Depends how much autonomy you have from your parents as an adult. But why do they get a say? If there was a reason then fine but there wasn’t. And also if they’d have properly communicated with me how they felt then I could have maybe understood. But they didn’t. They were just being awkward at the time and added people to the list that we don’t see.
I don’t feel it’s fair to sack your son because you’re not happy with who is invited to a party. That’s weird. I can’t believe so many people think it’s ok. Yes, they employ him. But does that mean they own him and his private life.
I don’t know. We’re adults. Doesn’t seem right that they fall out with us and treat us horribly because of a party. That’s childish. An a year on? And they’re not over it. Strange. We were very very close and it all seems daft but they clearly aren’t letting it go and instead want to make things awkward so I guess I stop making an effort in gifts and communication and be as cold as them.
Not really my style though. I tend to let go of grudges and get on with my life and I’m not cold with anyone so I’d have to force it.

OP posts:
XelaM · 27/12/2020 13:14

It's not just a random party guest though or even your own side of the family- it was your FIL's sister. How odd that you wouldn't respect his wishes not to have her there. My father and his brother had a massive falling out and (even though I never fell out with my uncle personally) I wouldn't dream of inviting him to a party if my dad didn't want him there. I also don't understand why you would put your FIL's sister and some odd "principle" above keeping the peace with your in-laws. Your behaviour is deliberately antagonistic and that's not the way to be if you want to have a nice relationship with your in-laws, especially since your husband works for them!

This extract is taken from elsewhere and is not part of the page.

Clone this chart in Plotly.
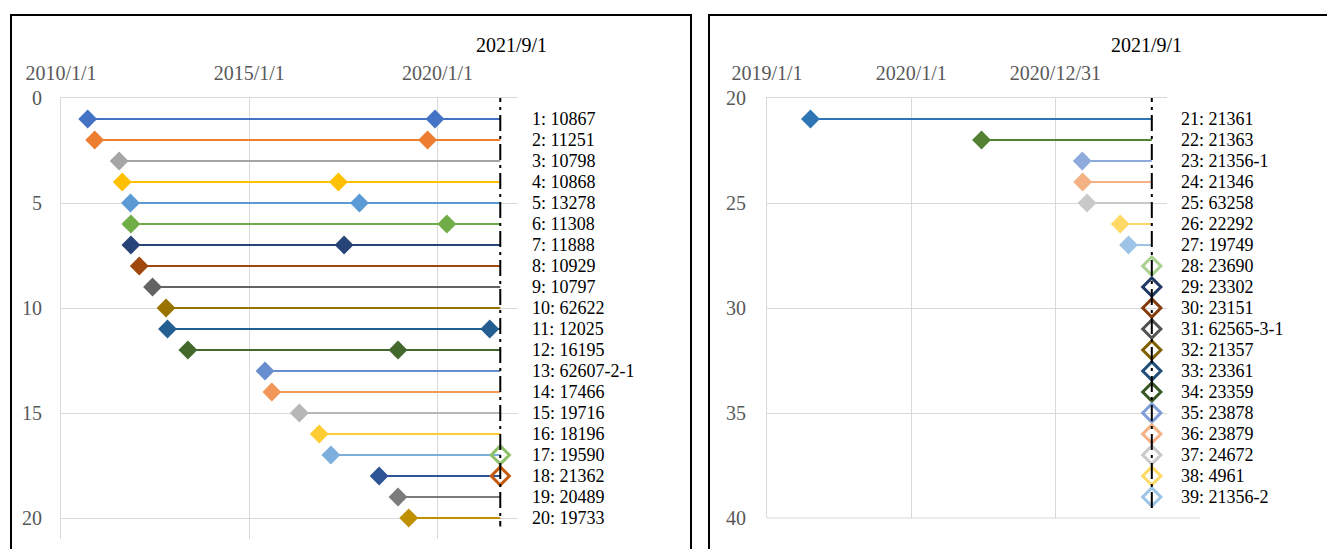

As for the whispering- so what?! They may have been telling each other something completely innocent and didn't want to disturb the flow of the general conversation. It's totally weird to case drama over something so trivial.

XelaM · 27/12/2020 13:15

Case=cause

MandB23 · 27/12/2020 13:22

@XelaM they haven’t had a massive falling out though. Have you read all my updates? They are pretty pleasant to her face and just slag her off behind her back. Their has been no fall out. It would be odd to just not invite her?
I’m not going to be manipulated because of a job. I’m not going to live my life and make decisions because he worked for them. You shouldn’t have to. Love for your son and a job should not be conditional on how compliant you are to their wishes and demands.
I guess we don’t agree on that.
We are better off without them. I’m not regretful of my actions. They’ve proven how horrible they are over and over again and I should never have made up with them the first time.
I think they are horrible and nasty people. His dad is a total narcissist and he’s only happy if he’s in control of everybody and everything.

OP posts:
stuffedforchristmas · 27/12/2020 14:35

I think you're right OP. People on MN either love or hate someone who stands up for themselves. You are literally a control freak's worst nightmare and they were never going to get along with you.

SeasonFinale · 27/12/2020 14:49

I assume your DP no longer works for them. If he does I would suggest he gets a different job so that he is not reliant on them.

I think perhaps with your Mum having passed on a few years back you are looking for what you consider to be an "ideal family ". I am afraid you are not going to find this with DP's family so I would cut my losses and follow DP's lead of NC. You will feel much better once you accept this is the situation.